Data Readiness Checklist
- You have ≥ 1,000 labeled examples (more is better)
- Labels are ≥ 90% consistent (re-label sample to verify)
- Data represents your actual use cases
- No major privacy/compliance blockers
- You can access data from production systems
- Data is reasonably current
If you can’t check all boxes: Plan data work before building model.
Feasibility Assessment
Before committing, do a quick feasibility assessment.
Feasibility Scoring
Score each dimension 1-5:
Data (1-5):
- 5: 10K+ labeled examples, high quality, accessible
- 3: 2K labeled examples, decent quality
- 1: <500 examples or very noisy
Technical (1-5):
- 5: Straightforward task, existing approaches work
- 3: Some integration complexity, some technical challenges
- 1: Novel task, uncertain approach
Business (1-5):
- 5: Clear value, executive support, budget approved
- 3: Solid ROI but lower priority
- 1: Uncertain value, competing priorities
Total score:
- 13-15: Ready to build
- 10-12: Ready with risk mitigation
- <10: More exploration needed
Example Scorecard
Email categorization:
- Data: 4 (we have 5K labeled emails, good quality)

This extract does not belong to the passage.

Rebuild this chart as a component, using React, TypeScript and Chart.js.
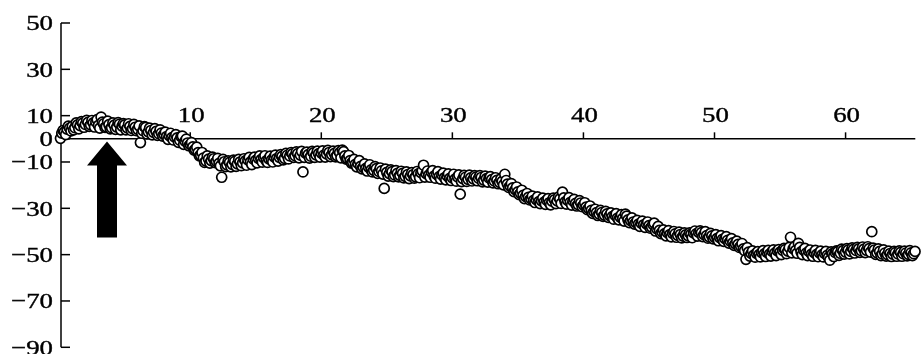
import React, { useEffect, useRef } from "react";
import { Chart, registerables } from "chart.js";

Chart.register(...registerables);

// Axis tick values
const xTickValues = [10, 20, 30, 40, 50, 60];
const yTickValues = [50, 30, 10, 0, -10, -30, -50, -70, -90];

// Recorded trace: each row is one unit of x, 5 samples per unit
const samplesPerUnit = 5;
const traceSegA: number[][] = [
  [1.2, 2.5, 3.0, 4.2, 4.6],
  [5.4, 4.8, 6.0, 5.7, 6.8],
  [6.2, 7.1, 6.0, 6.9, 7.3],
  [5.8, 9.4, 6.5, 5.2, 6.1],
  [4.8, 5.9, 5.1, 6.3, 5.5],
  [6.0, 4.7, 5.4, 4.4, 5.0],
  [4.1, -1.6, 3.5, 4.9, 3.0],
  [3.6, 2.8, 3.2, 2.2, 2.5],
  [1.9, 1.0, 1.4, 0.5, 0.8],
  [0.4, -0.6, 1.2, -1.0, -1.8],
  [-2.4, -3.5, -4.6, -6.0, -7.2],
  [-8.3, -9.6, -8.8, -9.4, -8.6],
  [-9.8, -10.6, -16.6, -9.9, -11.2],
  [-10.2, -11.0, -9.7, -10.8, -10.0],
  [-10.4, -9.5, -9.1, -10.0, -8.7],
  [-9.3, -8.4, -9.0, -8.1, -9.5],
  [-8.6, -9.2, -7.8, -8.5, -8.0],
];
const traceSegB: number[][] = [
  [-7.6, -8.4, -7.1, -7.4, -6.5],
  [-7.3, -6.4, -7.0, -14.3, -6.2],
  [-6.8, -7.5, -6.1, -6.9, -6.4],
  [-6.2, -7.0, -6.5, -5.9, -6.8],
  [-6.3, -7.2, -6.0, -4.9, -7.4],
  [-8.6, -9.4, -10.2, -11.0, -10.6],
  [-11.9, -12.3, -12.8, -12.2, -13.4],
  [-13.6, -12.9, -14.1, -13.8, -21.4],
  [-14.5, -15.0, -14.2, -15.6, -14.9],
  [-15.8, -14.9, -16.2, -15.4, -16.0],
  [-15.5, -16.4, -15.1, -14.6, -11.4],
  [-15.0, -15.7, -14.4, -16.1, -15.3],
  [-16.3, -15.6, -16.8, -16.0, -17.1],
  [-16.9, -17.4, -16.4, -23.9, -17.2],
  [-16.6, -17.5, -16.9, -17.3, -16.5],
  [-17.0, -16.7, -17.8, -17.2, -16.9],
  [-17.6, -18.2, -17.9, -18.8, -18.4],
];
const traceSegC: number[][] = [
  [-15.3, -19.6, -20.4, -21.2, -21.9],
  [-22.9, -23.5, -24.4, -24.9, -25.3],
  [-25.9, -26.6, -26.2, -27.1, -26.8],
  [-27.3, -26.5, -27.6, -26.9, -26.3],
  [-26.8, -25.9, -23.0, -27.2, -26.6],
  [-27.4, -26.8, -27.9, -28.4, -27.7],
  [-28.6, -29.5, -30.1, -30.9, -31.4],
  [-31.9, -32.5, -31.8, -32.9, -32.4],
  [-33.1, -33.6, -32.9, -34.2, -33.8],
  [-34.4, -32.5, -35.0, -35.3, -35.9],
  [-36.2, -36.8, -36.4, -37.1, -36.7],
  [-37.5, -38.1, -36.4, -38.9, -39.5],
  [-40.3, -40.9, -40.5, -41.3, -40.8],
  [-41.0, -41.7, -41.3, -42.0, -41.5],
  [-41.9, -41.2, -40.6, -41.0, -40.4],
  [-40.5, -41.4, -41.8, -42.3, -41.9],
];
const traceSegD: number[][] = [
  [-42.5, -43.0, -42.6, -43.4, -43.1],
  [-43.8, -44.2, -44.9, -45.3, -45.6],
  [-46.4, -47.5, -52.0, -48.9, -49.5],
  [-50.2, -49.4, -50.0, -49.1, -49.7],
  [-49.0, -49.8, -48.6, -49.3, -48.4],
  [-48.9, -48.1, -47.8, -48.5, -42.5],
  [-47.4, -48.2, -45.1, -48.8, -48.0],
  [-49.3, -48.6, -49.8, -49.1, -49.9],
  [-49.2, -50.1, -49.5, -50.3, -52.4],
  [-49.6, -49.0, -48.7, -49.4, -48.3],
  [-48.9, -48.0, -48.6, -47.7, -48.2],
  [-47.5, -48.3, -47.6, -48.1, -47.4],
  [-40.1, -48.0, -49.2, -48.6, -49.7],
  [-49.3, -50.0, -49.5, -49.8, -49.1],
  [-49.7, -49.0, -49.6, -49.3, -49.9],
  [-49.2, -49.6],
];

// Interleaved samples, taken half a sample step later (x = unit + 0.1 + j/5)
const interleaveOffset = 0.1;
const traceSegA2: number[][] = [
  [0.2, 3.6, 1.8, 5.5, 3.4],
  [3.9, 6.9, 4.3, 7.4, 5.0],
  [8.0, 5.4, 7.9, 5.1, 8.3],
  [4.6, 7.2, 4.9, 7.6, 4.3],
  [6.9, 4.1, 7.0, 3.9, 6.6],
  [3.9, 6.5, 3.6, 6.2, 3.5],
  [5.6, 2.4, 5.3, 2.1, 4.6],
  [1.7, 4.4, 1.5, 3.9, 1.2],
  [2.9, -0.2, 2.4, -0.5, 1.8],
  [-1.5, 1.0, -2.4, -0.1, -3.0],
  [-1.6, -4.9, -3.6, -7.4, -5.9],
  [-10.2, -7.4, -10.5, -7.9, -10.3],
  [-8.4, -11.7, -8.9, -12.0, -9.5],
  [-12.1, -9.2, -11.9, -8.9, -11.6],
  [-8.6, -11.4, -8.0, -11.1, -7.9],
  [-10.4, -7.4, -10.1, -7.3, -10.2],
  [-7.5, -10.0, -7.0, -9.6, -6.8],
];
const traceSegB2: number[][] = [
  [-9.1, -6.3, -8.7, -5.9, -8.0],
  [-5.6, -8.2, -5.4, -8.0, -5.7],
  [-8.3, -5.4, -8.0, -5.3, -7.9],
  [-5.2, -7.9, -5.0, -7.7, -5.3],
  [-7.8, -5.1, -8.2, -5.5, -8.8],
  [-7.2, -10.5, -8.9, -12.1, -9.4],
  [-13.0, -10.8, -13.9, -11.2, -14.3],
  [-12.0, -14.9, -12.6, -15.2, -13.1],
  [-16.1, -13.4, -16.3, -13.7, -16.4],
  [-14.0, -16.9, -14.3, -17.2, -14.6],
  [-17.0, -14.1, -16.8, -13.8, -16.5],
  [-13.9, -16.6, -13.7, -17.0, -14.2],
  [-17.4, -14.8, -17.7, -15.1, -18.0],
  [-15.3, -18.3, -15.6, -18.5, -15.8],
  [-18.4, -15.7, -18.2, -15.9, -18.1],
  [-15.9, -18.6, -16.1, -18.7, -16.3],
  [-19.0, -16.8, -19.4, -17.3, -19.9],
];
const traceSegC2: number[][] = [
  [-18.0, -21.0, -19.3, -22.8, -20.8],
  [-24.1, -22.2, -25.8, -23.6, -26.4],
  [-24.7, -27.5, -25.1, -28.0, -25.6],
  [-28.3, -25.8, -28.5, -25.6, -28.0],
  [-25.2, -27.9, -25.5, -28.2, -25.4],
  [-28.6, -26.1, -29.0, -26.7, -29.3],
  [-27.6, -30.6, -29.0, -32.2, -30.4],
  [-33.1, -30.9, -33.5, -31.3, -33.9],
  [-32.0, -34.7, -32.3, -35.0, -32.7],
  [-35.5, -33.4, -36.2, -34.1, -36.8],
  [-35.2, -37.8, -35.5, -38.2, -35.9],
  [-38.6, -36.9, -39.8, -37.8, -40.9],
  [-39.3, -41.9, -39.6, -42.3, -40.0],
  [-42.5, -40.3, -42.8, -40.6, -42.6],
  [-40.6, -42.7, -39.8, -42.0, -39.7],
  [-42.2, -40.1, -42.9, -40.8, -43.2],
];
const traceSegD2: number[][] = [
  [-41.4, -44.0, -41.8, -44.3, -42.2],
  [-45.0, -43.1, -46.0, -44.2, -46.9],
  [-45.2, -48.3, -47.0, -50.6, -48.4],
  [-51.1, -48.7, -51.0, -48.3, -50.8],
  [-48.2, -50.6, -47.9, -50.4, -47.8],
  [-50.0, -47.3, -49.6, -46.9, -49.2],
  [-46.6, -49.4, -46.9, -50.0, -47.3],
  [-50.4, -48.0, -50.7, -48.2, -50.9],
  [-48.5, -51.0, -48.6, -51.2, -48.8],
  [-50.8, -48.4, -50.3, -47.6, -49.8],
  [-47.4, -49.7, -47.1, -49.3, -46.9],
  [-49.0, -46.7, -49.1, -46.6, -48.9],
  [-47.2, -49.9, -47.5, -50.4, -47.9],
  [-50.6, -48.5, -50.8, -48.6, -50.7],
  [-48.4, -50.7, -48.5, -50.5, -48.3],
  [-50.4, -48.6],
];

// Arrow annotation (data coordinates)
const arrowX = 3.65;
const arrowTipY = -1.2;
const arrowHeadBaseY = -11.5;
const arrowTailY = -42.6;

const X_MIN = 0.14;
const X_MAX = 65.32;
const Y_MIN = -90;
const Y_MAX = 50;

const FONT = '"Liberation Serif", "Times New Roman", Times, serif';
const LABEL_STRETCH = 1.22;

function rowsToPoints(rows: number[][], offset: number) {
  const pts: { x: number; y: number }[] = [];
  rows.forEach((row, i) => {
    row.forEach((v, j) => {
      pts.push({ x: i + offset + j / samplesPerUnit, y: v });
    });
  });
  return pts;
}

function buildPoints() {
  const main = rowsToPoints([...traceSegA, ...traceSegB, ...traceSegC, ...traceSegD], 0);
  const inter = rowsToPoints(
    [...traceSegA2, ...traceSegB2, ...traceSegC2, ...traceSegD2],
    interleaveOffset
  );
  const all: { x: number; y: number }[] = [];
  const n = Math.max(main.length, inter.length);
  for (let i = 0; i < n; i++) {
    if (i < main.length) all.push(main[i]);
    if (i < inter.length) all.push(inter[i]);
  }
  return all;
}

const minusFmt = (v: number) => (v < 0 ? "\u2212" + Math.abs(v) : String(v));

function stretchedText(ctx: CanvasRenderingContext2D, text: string, x: number, y: number) {
  ctx.save();
  ctx.translate(x, y);
  ctx.scale(LABEL_STRETCH, 1);
  ctx.fillText(text, 0, 0);
  ctx.lineWidth = 0.4;
  ctx.strokeText(text, 0, 0);
  ctx.restore();
}

const axesPlugin = {
  id: "customAxes",
  beforeDatasetsDraw(chart: any) {
    const { ctx, chartArea, scales } = chart;
    const xs = scales.x;
    const ys = scales.y;
    const y0 = ys.getPixelForValue(0);
    ctx.save();
    ctx.strokeStyle = "#000";
    ctx.fillStyle = "#000";
    ctx.lineWidth = 1.5;
    // y axis line
    ctx.beginPath();
    ctx.moveTo(chartArea.left, chartArea.top);
    ctx.lineTo(chartArea.left, chartArea.bottom);
    ctx.stroke();
    // y ticks (inward) and labels
    ctx.font = "22px " + FONT;
    ctx.textAlign = "right";
    ctx.textBaseline = "alphabetic";
    yTickValues.forEach((v) => {
      const py = ys.getPixelForValue(v);
      ctx.lineWidth = 1.5;
      ctx.beginPath();
      ctx.moveTo(chartArea.left, py);
      ctx.lineTo(chartArea.left + 9, py);
      ctx.stroke();
      stretchedText(ctx, minusFmt(v), chartArea.left - 8, py + 7.3);
    });
    // x axis line at y = 0
    ctx.lineWidth = 1.5;
    ctx.beginPath();
    ctx.moveTo(chartArea.left, y0);
    ctx.lineTo(chartArea.right, y0);
    ctx.stroke();
    // x ticks (upward) and labels above
    ctx.textAlign = "center";
    xTickValues.forEach((v) => {
      const px = xs.getPixelForValue(v);
      ctx.lineWidth = 1.5;
      ctx.beginPath();
      ctx.moveTo(px, y0);
      ctx.lineTo(px, y0 - 6.5);
      ctx.stroke();
      stretchedText(ctx, String(v), px + 1, y0 - 17);
    });
    ctx.restore();
  },
  afterDatasetsDraw(chart: any) {
    const { ctx, scales } = chart;
    const xs = scales.x;
    const ys = scales.y;
    const cx = xs.getPixelForValue(arrowX);
    const tip = ys.getPixelForValue(arrowTipY);
    const headBase = ys.getPixelForValue(arrowHeadBaseY);
    const tail = ys.getPixelForValue(arrowTailY);
    const headHalf = 20;
    const shaftHalf = 10;
    ctx.save();
    ctx.fillStyle = "#000";
    ctx.beginPath();
    ctx.moveTo(cx, tip);
    ctx.lineTo(cx + headHalf, headBase);
    ctx.lineTo(cx + shaftHalf, headBase);
    ctx.lineTo(cx + shaftHalf, tail);
    ctx.lineTo(cx - shaftHalf, tail);
    ctx.lineTo(cx - shaftHalf, headBase);
    ctx.lineTo(cx - headHalf, headBase);
    ctx.closePath();
    ctx.fill();
    ctx.restore();
  },
};

export default function App() {
  const canvasRef = useRef<HTMLCanvasElement | null>(null);

  useEffect(() => {
    if (!canvasRef.current) return;
    const chart = new Chart(canvasRef.current, {
      type: "scatter",
      data: {
        datasets: [
          {
            data: buildPoints(),
            pointRadius: 5,
            pointHoverRadius: 5,
            pointBorderWidth: 1.7,
            pointBackgroundColor: "#ffffff",
            pointBorderColor: "#000000",
            showLine: false,
            clip: false as any,
          },
        ],
      },
      options: {
        animation: false,
        responsive: true,
        maintainAspectRatio: false,
        events: [],
        layout: { padding: { top: 23, right: 0, bottom: 6, left: 0 } },
        plugins: {
          legend: { display: false },
          tooltip: { enabled: false },
          title: { display: false },
        },
        scales: {
          x: {
            type: "linear",
            display: false,
            min: X_MIN,
            max: X_MAX,
          },
          y: {
            type: "linear",
            min: Y_MIN,
            max: Y_MAX,
            position: "left",
            grid: { display: false, drawTicks: false },
            border: { display: false },
            afterBuildTicks: (scale: any) => {
              scale.ticks = yTickValues.map((v) => ({ value: v }));
            },
            afterFit: (scale: any) => {
              scale.width = 61;
              scale.paddingTop = 0;
              scale.paddingBottom = 0;
            },
            ticks: { display: false },
          },
        },
      },
      plugins: [axesPlugin],
    });
    return () => chart.destroy();
  }, []);

  return (
    <div
      style={{
        position: "absolute",
        left: 0,
        top: 0,
        width: 922,
        height: 354,
        background: "#fff",
      }}
    >
      <canvas ref={canvasRef} />
    </div>
  );
}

- Technical: 4 (straightforward NLP, existing approaches proven)
- Business: 5 (clear ROI, executive support)
- Total: 13 → Ready to build
Email response templates:
- Data: 2 (only 100 human-written templates, need more)
- Technical: 2 (generative, harder to ensure quality)
- Business: 3 (nice feature but not critical)
- Total: 7 → More exploration needed
Kickoff Readiness
Before starting build, ensure you have:
Clarity:
- Problem statement everyone agrees on
- Success metrics clearly defined
- MVP scope clearly defined
- Data is ready (or plan for data work)
Team:
- PM (you) owns product decision
- Engineer assigned and understands approach
- Data scientist available if needed
- Design involved (for UX/flow)
Support:
- Executive sponsor aware and supportive
- Budget allocated
- Stakeholders informed of timeline and risks
Risk Management:
- Key risks identified and mitigation planned
- Decision criteria defined (what makes us pivot?)
- Contingency plan if initial approach doesn’t work
Only proceed if you’ve checked these boxes.
Key Takeaway: Start with user research to validate the problem. Determine if AI is the right solution (it often isn’t). Define an MVP that’s small enough to learn from quickly. Assess data readiness. Score feasibility. Clarify success metrics. Only then start building. Good scoping saves months of wasted effort.
Discussion Prompt
For your next AI feature idea: Have you validated the user problem? Would AI actually solve it better than alternatives? What’s your honest MVP scope?